Graciliano e Cândido
Em: 11/10/2011, às 20H03
[Bráulio Tavares]
Circula na Internet (deve estar no YouTube) um vídeo de uma palestra de Antonio Cândido sobre o escritor Graciliano Ramos e sua obra. Cândido, que deve ter uns 90 anos, é talvez uma das últimas pessoas vivas que conheceram Graciliano pessoalmente. Ele narra episódios de sua juventude no interior de Minas, quando ele e outros rapazes que gostavam de ler iam para a estação esperar a chegada do trem, onde vinham as caixas de livros para serem recebidas pelo dono da livraria local. E eles, que não eram bobos, compravam os livros ali mesmo no abrir da caixa, antes que chegassem à vitrine. Ele fala da importância das capas modernistas dos livros de Jorge Amado, Graciliano, etc., o quanto aquelas capas com desenhos diferentes produziam neles, jovens, a sensação de um mundo que estava mudando e de uma literatura que era (ironia das ironias!) o anúncio dessa mudança. Hoje, a literatura (não falo da ficção científica) é sempre a última a ficar sabendo.
Uma observação interessante de Cândido diz respeito ao Modernismo, que hoje é muito mais importante do que quando aconteceu. Cândido lembra que os livros modernistas vendiam pouco e eram pouco lidos. Sua influência se expandiu ao longo do século inteiro, mas, na época em que houve a Semana de Arte Moderna, o Brasil leitor a ignorou solenemente. Hoje, a gente fala da Semana como se ela tivesse tido em 1922 a repercussão de um Rock in Rio.
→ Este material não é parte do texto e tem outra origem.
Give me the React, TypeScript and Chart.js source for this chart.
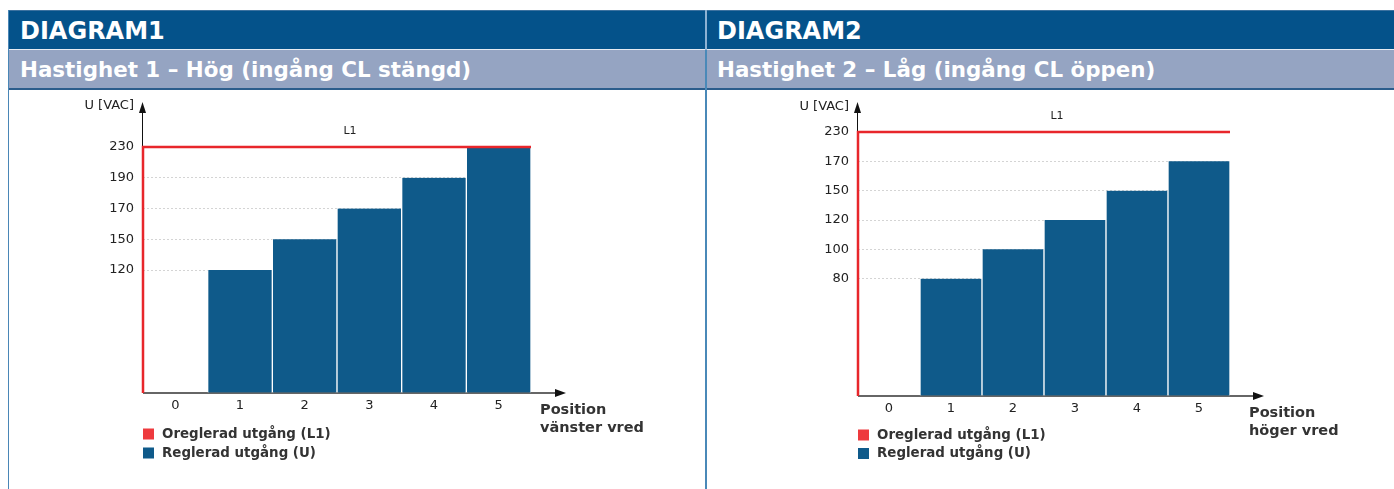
import React, { useEffect, useRef } from 'react';
import { Chart, registerables, LinearScale } from 'chart.js';

// ---------- data ----------
const POSITIONS = ['0', '1', '2', '3', '4', '5'];
const L1_VOLTAGE = 230;
const REGULATED_1 = [0, 120, 150, 170, 190, 230];
const REGULATED_2 = [0, 80, 100, 120, 150, 170];
const Y_TICKS_1 = [0, 120, 150, 170, 190, 230];
const Y_SLOTS_1 = [0, 4, 5, 6, 7, 8];
const Y_TICKS_2 = [0, 80, 100, 120, 150, 170, 230];
const Y_SLOTS_2 = [0, 4, 5, 6, 7, 8, 9];
const LABEL_L1 = 'Oreglerad utgång (L1)';
const LABEL_U = 'Reglerad utgång (U)';
const TITLE_1 = 'DIAGRAM1';
const TITLE_2 = 'DIAGRAM2';
const SUBTITLE_1 = 'Hastighet 1 – Hög (ingång CL stängd)';
const SUBTITLE_2 = 'Hastighet 2 – Låg (ingång CL öppen)';
const X_TITLE_1 = ['Position', 'vänster vred'];
const X_TITLE_2 = ['Position', 'höger vred'];
const Y_TITLE = 'U [VAC]';

const RED = '#e8262b';
const RED_LEGEND = '#ee3a3e';
const BLUE = '#0f5a8a';
const FONT = '"DejaVu Sans", Verdana, sans-serif';

// Value axis whose ticks sit in evenly spaced "slots" (non-linear voltage axis)
class SlotScale extends LinearScale {
  static id = 'slot';
  static defaults = {};
  determineDataLimits() {
    const v = (this as any).options.tickValues as number[];
    (this as any).min = v[0];
    (this as any).max = v[v.length - 1];
  }
  buildTicks() {
    const v = (this as any).options.tickValues as number[];
    return v.map((value) => ({ value }));
  }
  toSlot(value: number) {
    const v = (this as any).options.tickValues as number[];
    const s = (this as any).options.tickSlots as number[];
    if (value <= v[0]) return s[0];
    for (let i = 1; i < v.length; i++) {
      if (value <= v[i]) {
        return s[i - 1] + ((value - v[i - 1]) / (v[i] - v[i - 1])) * (s[i] - s[i - 1]);
      }
    }
    return s[s.length - 1];
  }
  getPixelForValue(value: any) {
    if (value === null || value === undefined || isNaN(value)) return NaN;
    const s = (this as any).options.tickSlots as number[];
    const f = (this.toSlot(value) - s[0]) / (s[s.length - 1] - s[0]);
    return (this as any).getPixelForDecimal(f);
  }
  getValueForPixel(pixel: number) {
    const v = (this as any).options.tickValues as number[];
    const s = (this as any).options.tickSlots as number[];
    const slot = s[0] + (this as any).getDecimalForPixel(pixel) * (s[s.length - 1] - s[0]);
    for (let i = 1; i < s.length; i++) {
      if (slot <= s[i]) {
        return v[i - 1] + ((slot - s[i - 1]) / (s[i] - s[i - 1])) * (v[i] - v[i - 1]);
      }
    }
    return v[v.length - 1];
  }
}

Chart.register(...registerables, SlotScale as any);

const decorPlugin = {
  id: 'decor',
  beforeDatasetsDraw(chart: any, _args: any, o: any) {
    const { ctx, chartArea: a } = chart;
    ctx.save();
    // x axis with arrow
    const tipX = a.right + o.arrowRight;
    ctx.strokeStyle = '#666';
    ctx.lineWidth = 2;
    ctx.beginPath();
    ctx.moveTo(a.left, a.bottom);
    ctx.lineTo(tipX - 8, a.bottom);
    ctx.stroke();
    ctx.fillStyle = '#111';
    ctx.beginPath();
    ctx.moveTo(tipX, a.bottom);
    ctx.lineTo(tipX - 11, a.bottom - 4);
    ctx.lineTo(tipX - 11, a.bottom + 4);
    ctx.closePath();
    ctx.fill();
    // y axis with arrow
    ctx.strokeStyle = '#111';
    ctx.lineWidth = 1;
    ctx.beginPath();
    ctx.moveTo(a.left - 0.5, a.bottom);
    ctx.lineTo(a.left - 0.5, o.arrowTop + 8);
    ctx.stroke();
    ctx.beginPath();
    ctx.moveTo(a.left - 0.5, o.arrowTop);
    ctx.lineTo(a.left - 4, o.arrowTop + 11);
    ctx.lineTo(a.left + 3, o.arrowTop + 11);
    ctx.closePath();
    ctx.fill();
    ctx.restore();
  },
  afterDatasetsDraw(chart: any, _args: any, o: any) {
    const { ctx, chartArea: a } = chart;
    ctx.save();
    ctx.fillStyle = '#222';
    ctx.textBaseline = 'middle';
    // y title
    ctx.font = '13px ' + FONT;
    ctx.textAlign = 'right';
    ctx.fillText(o.yTitle, a.left - 9, o.yTitleY);
    // L1 label
    ctx.font = '11px ' + FONT;
    ctx.textAlign = 'center';
    ctx.fillText('L1', (a.left + a.right) / 2 + o.l1Dx, a.top + o.l1Dy);
    // x title
    ctx.font = 'bold 14.5px ' + FONT;
    ctx.textAlign = 'left';
    ctx.fillStyle = '#333';
    (o.xTitle as string[]).forEach((t, i) => {
      ctx.fillText(t, a.right + o.posDx, a.bottom + o.posDy + i * 18);
    });
    // legend
    ctx.font = 'bold 13.4px ' + FONT;
    chart.data.datasets.forEach((ds: any, i: number) => {
      const cy = o.legendY + i * o.legendGap;
      const color = ds.type === 'line' ? RED_LEGEND : ds.backgroundColor;
      ctx.fillStyle = color;
      ctx.fillRect(a.left, cy - 5.5, 11, 11);
      ctx.fillStyle = '#333';
      ctx.fillText(ds.label, a.left + 19, cy + 0.5);
    });
    ctx.restore();
  },
};

type PanelProps = {
  regulated: number[];
  yTicks: number[];
  ySlots: number[];
  width: number;
  height: number;
  padding: { top: number; right: number; bottom: number; left: number };
  yWidth: number;
  decor: any;
};

function VoltageChart(p: PanelProps) {
  const ref = useRef<HTMLCanvasElement | null>(null);
  useEffect(() => {
    if (!ref.current) return;
    const n = POSITIONS.length;
    const chart = new Chart(ref.current, {
      type: 'bar',
      data: {
        labels: POSITIONS,
        datasets: [
          {
            type: 'line',
            label: LABEL_L1,
            data: [
              { x: -0.5, y: 0 },
              { x: -0.5, y: L1_VOLTAGE },
              { x: n - 0.5, y: L1_VOLTAGE },
            ],
            xAxisID: 'xl',
            yAxisID: 'y',
            borderColor: RED,
            backgroundColor: RED,
            borderWidth: 2.5,
            borderJoinStyle: 'miter',
            pointRadius: 0,
            tension: 0,
            fill: false,
            clip: false,
            grouped: false,
          } as any,
          {
            type: 'bar',
            label: LABEL_U,
            data: p.regulated,
            xAxisID: 'x',
            yAxisID: 'y',
            backgroundColor: BLUE,
            borderColor: '#ffffff',
            borderWidth: { top: 0, bottom: 0, left: 1, right: 1 },
            barPercentage: 1,
            categoryPercentage: 1,
            grouped: false,
          } as any,
        ],
      },
      options: {
        animation: false,
        responsive: false,
        maintainAspectRatio: false,
        layout: { padding: p.padding },
        plugins: {
          legend: { display: false },
          tooltip: { enabled: false },
          decor: p.decor,
        } as any,
        scales: {
          x: {
            type: 'category',
            position: 'bottom',
            offset: true,
            grid: { display: false, drawTicks: false },
            border: { display: false },
            ticks: { color: '#222', font: { size: 13, family: FONT }, padding: 5 },
            afterFit: (s: any) => {
              s.height = 20;
            },
          },
          xl: {
            type: 'linear',
            display: false,
            offset: false,
            grid: { offset: false },
            min: -0.5,
            max: n - 0.5,
          },
          y: {
            type: 'slot',
            position: 'left',
            tickValues: p.yTicks,
            tickSlots: p.ySlots,
            grid: {
              drawTicks: false,
              lineWidth: 1,
              color: (c: any) =>
                c.tick && (c.tick.value === 0 || c.tick.value === L1_VOLTAGE) ? 'rgba(0,0,0,0)' : '#d4d4d4',
            },
            border: { display: false, dash: [2, 2] },
            ticks: {
              autoSkip: false,
              color: '#222',
              padding: 9,
              font: { size: 13, family: FONT },
              callback: (v: any) => (v === 0 ? '' : String(v)),
            },
            afterFit: (s: any) => {
              s.width = p.yWidth;
            },
          } as any,
        },
      } as any,
      plugins: [decorPlugin as any],
    });
    return () => chart.destroy();
  }, []);
  return <canvas ref={ref} width={p.width} height={p.height} style={{ display: 'block' }} />;
}

export default function App() {
  const headText: React.CSSProperties = {
    position: 'absolute',
    color: '#ffffff',
    fontFamily: FONT,
    fontWeight: 'bold',
    whiteSpace: 'nowrap',
  };
  return (
    <div style={{ position: 'absolute', left: 0, top: 0, width: 1394, height: 489, overflow: 'hidden', background: '#fff' }}>
      {/* header band */}
      <div style={{ position: 'absolute', left: 8, top: 10, width: 1386, height: 39, background: '#04528a', borderTop: '1px solid #3d72a0', boxSizing: 'border-box' }} />
      <div style={{ position: 'absolute', left: 8, top: 49, width: 1386, height: 1, background: '#e6ebf2' }} />
      <div style={{ position: 'absolute', left: 8, top: 50, width: 1386, height: 38, background: '#95a4c2' }} />
      <div style={{ position: 'absolute', left: 8, top: 88, width: 1386, height: 2, background: '#2b5d8c' }} />
      {/* borders */}
      <div style={{ position: 'absolute', left: 8, top: 10, width: 1, height: 479, background: '#4a86b6' }} />
      <div style={{ position: 'absolute', left: 705, top: 10, width: 2, height: 40, background: '#8db2d3' }} />
      <div style={{ position: 'absolute', left: 705, top: 50, width: 2, height: 439, background: '#4a89b8' }} />
      {/* header texts */}
      <div style={{ ...headText, left: 20, top: 17, fontSize: 24, lineHeight: '28px' }}>{TITLE_1}</div>
      <div style={{ ...headText, left: 717, top: 17, fontSize: 24, lineHeight: '28px' }}>{TITLE_2}</div>
      <div style={{ ...headText, left: 20, top: 57, fontSize: 21.4, lineHeight: '26px' }}>{SUBTITLE_1}</div>
      <div style={{ ...headText, left: 717, top: 57, fontSize: 21.4, lineHeight: '26px' }}>{SUBTITLE_2}</div>
      {/* charts */}
      <div style={{ position: 'absolute', left: 9, top: 90 }}>
        <VoltageChart
          regulated={REGULATED_1}
          yTicks={Y_TICKS_1}
          ySlots={Y_SLOTS_1}
          width={696}
          height={399}
          padding={{ top: 57, right: 174, bottom: 76, left: 0 }}
          yWidth={134}
          decor={{
            arrowRight: 35,
            arrowTop: 12,
            yTitle: Y_TITLE,
            yTitleY: 16,
            l1Dx: 13,
            l1Dy: -16,
            xTitle: X_TITLE_1,
            posDx: 9,
            posDy: 17.5,
            legendY: 344,
            legendGap: 19,
          }}
        />
      </div>
      <div style={{ position: 'absolute', left: 707, top: 90 }}>
        <VoltageChart
          regulated={REGULATED_2}
          yTicks={Y_TICKS_2}
          ySlots={Y_SLOTS_2}
          width={687}
          height={399}
          padding={{ top: 42, right: 164, bottom: 73, left: 0 }}
          yWidth={151}
          decor={{
            arrowRight: 34,
            arrowTop: 12,
            yTitle: Y_TITLE,
            yTitleY: 17,
            l1Dx: 13,
            l1Dy: -16,
            xTitle: X_TITLE_2,
            posDx: 19,
            posDy: 17,
            legendY: 345,
            legendGap: 18.5,
          }}
        />
      </div>
    </div>
  );
}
Outra coisa que ele destaca é o fato de que quando falamos em Romance Regionalista nordestino estamos nos referindo aos habituais suspeitos: Jorge Amado, José Lins do Rego, Rachel de Queiroz, José Américo de Almeida, Graciliano... Cândido lembra que escritores duradouros como estes surgem por entre outros autores, dos quais, a princípio, não se distinguem. Todos são novos, todos são vibrantes e estão dizendo algo nunca dito; e são todos lidos em conjunto. Com o passar dos anos, acontece uma decantação, uma filtragem. E ele diz: “Vou citar para os senhores alguns dos grandes autores dessa primeira fase do regionalismo, e penso que só os professores aqui presentes conhecerão algum”. Tiro e queda: dos nomes citados eu só conhecia Permínio Asfora (que ele pronuncia “Ásfora”), de quem meu pai tinha em casa, nos anos 1950, o romanceFogo Verde. E ele cita os demais, livros e autores que foram grandes quando surgiram e já não o são: Amando Fontes, Lauro Otaviano (Gororoba), Aurélio Pinheiro (Macau), Clóvis Amorim (Alambique), João Cordeiro (Corja), Cordeiro de Andrade (Cassacos)... Tirando Cândido e mais uma meia dúzia de macróbios, quem lembra desses heróis, que foram eclipsados por Graciliano & Cia?